Asumir que China actúe pro bono en Latinoamérica es ingenuo, pero lo es aún más emparejar la actitud de Pekín en la región con la historia imperialista de las potencias anglosajonas. La política exterior latinoamericana, mediante una autonomía pragmática, debería esquivar la dialéctica del amo y del esclavo hegeliana, en la cual dos sujetos en situación de esclavitud terminan estableciendo una relación de jerarquía del uno respecto al otro. Para Uruguay, Adrián Larroca afirma en una columna en La Diaria que «la cooperación [S]ur-[S]ur no sustituye las relaciones ni con Estados Unidos ni con la Unión Europea, sino que simboliza una oportunidad de extender la autonomía e injerencia en el sistema internacional». Este acercamiento es aplicable a gran parte de América Latina. El subdesarrollo y la dependencia son factores que plantean preguntas alrededor de la política exterior latinoamericana, con respuestas que todavía no han conllevado soluciones. Mirar a un Sur global en movimiento y en crecimiento, acercarse a los BRICS y diversificarse pueden ser comienzos de una estrategia autonomista para las nuevas relaciones internacionales en América Latina.
* Alberto Maresca es máster en Diplomacia y Relaciones Internacionales por la Escuela Diplomática de España y licenciado en Ciencia Política y Relaciones Internacionales por la Universidad de Nápoles Federico II, Italia. Actualmente estudia la Maestría en Estudios Latinoamericanos de la Universidad de Georgetown, donde se desempeña como asistente de docencia e investigación. Ha sido investigador visitante en Flacso Argentina y en la Facultad de Ciencias Sociales de la Universidad de la República.

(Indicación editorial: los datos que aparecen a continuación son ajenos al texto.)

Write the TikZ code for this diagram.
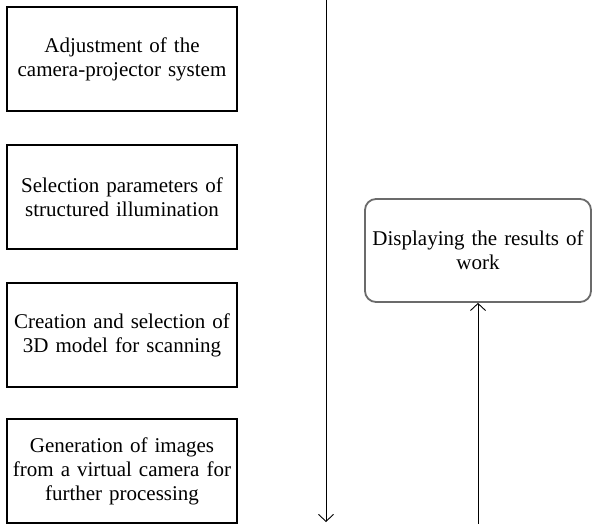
\documentclass[tikz,border=0pt]{standalone}
\usepackage{fontspec}
\setmainfont{Liberation Serif}
\usetikzlibrary{arrows.meta}
\begin{document}
\begin{tikzpicture}[x=1pt,y=-1pt,
  stepbox/.style={draw=black, line width=2pt, minimum width=230pt, minimum height=104pt,
    text width=226pt, align=center, inner sep=0pt, font=\fontsize{21}{24}\selectfont},
  resbox/.style={draw=black!58, line width=1.8pt, rounded corners=11pt, minimum width=226pt, minimum height=103pt,
    text width=224pt, align=center, inner sep=0pt, font=\fontsize{21}{24}\selectfont},
  flow/.style={line width=0.9pt, -{Straight Barb[length=7pt,width=15pt,line width=0.9pt]}}]
\useasboundingbox (0,0) rectangle (592,524);
\node[stepbox] (b1) at (122,59) {Adjustment of the\\camera-projector system};
\node[stepbox] (b2) at (122,197) {Selection parameters of\\structured illumination};
\node[stepbox] (b3) at (122,335) {Creation and selection of\\3D model for scanning};
\node[stepbox] (b4) at (122,471) {Generation of images\\from a virtual camera for\\further processing};
\node[resbox] (res) at (478,250.5) {Displaying the results of\\work};
\coordinate (ltop) at (326,0);
\coordinate (lbot) at (326,522);
\coordinate (rbot) at (res.south |- 0,524);
\draw[flow] (ltop) -- (lbot);
\draw[flow] (rbot) -- (res.south);
\end{tikzpicture}
\end{document}
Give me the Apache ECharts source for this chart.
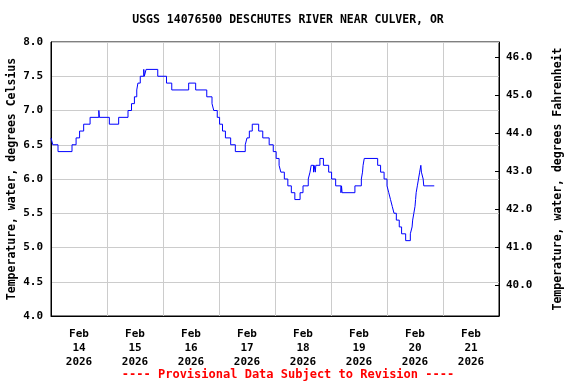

(El autor agradece al Programa de Estudios Internacionales de la Universidad de la República por la invitación a un reciente seminario que ha contribuido a la elaboración de este escrito.)
1. El Informe Brandt fue el primer informe de la Comisión Independiente sobre Cuestiones Internacionales de Desarrollo, presidida por el excanciller alemán Willy Brandt y creada a instancia del Banco Mundial.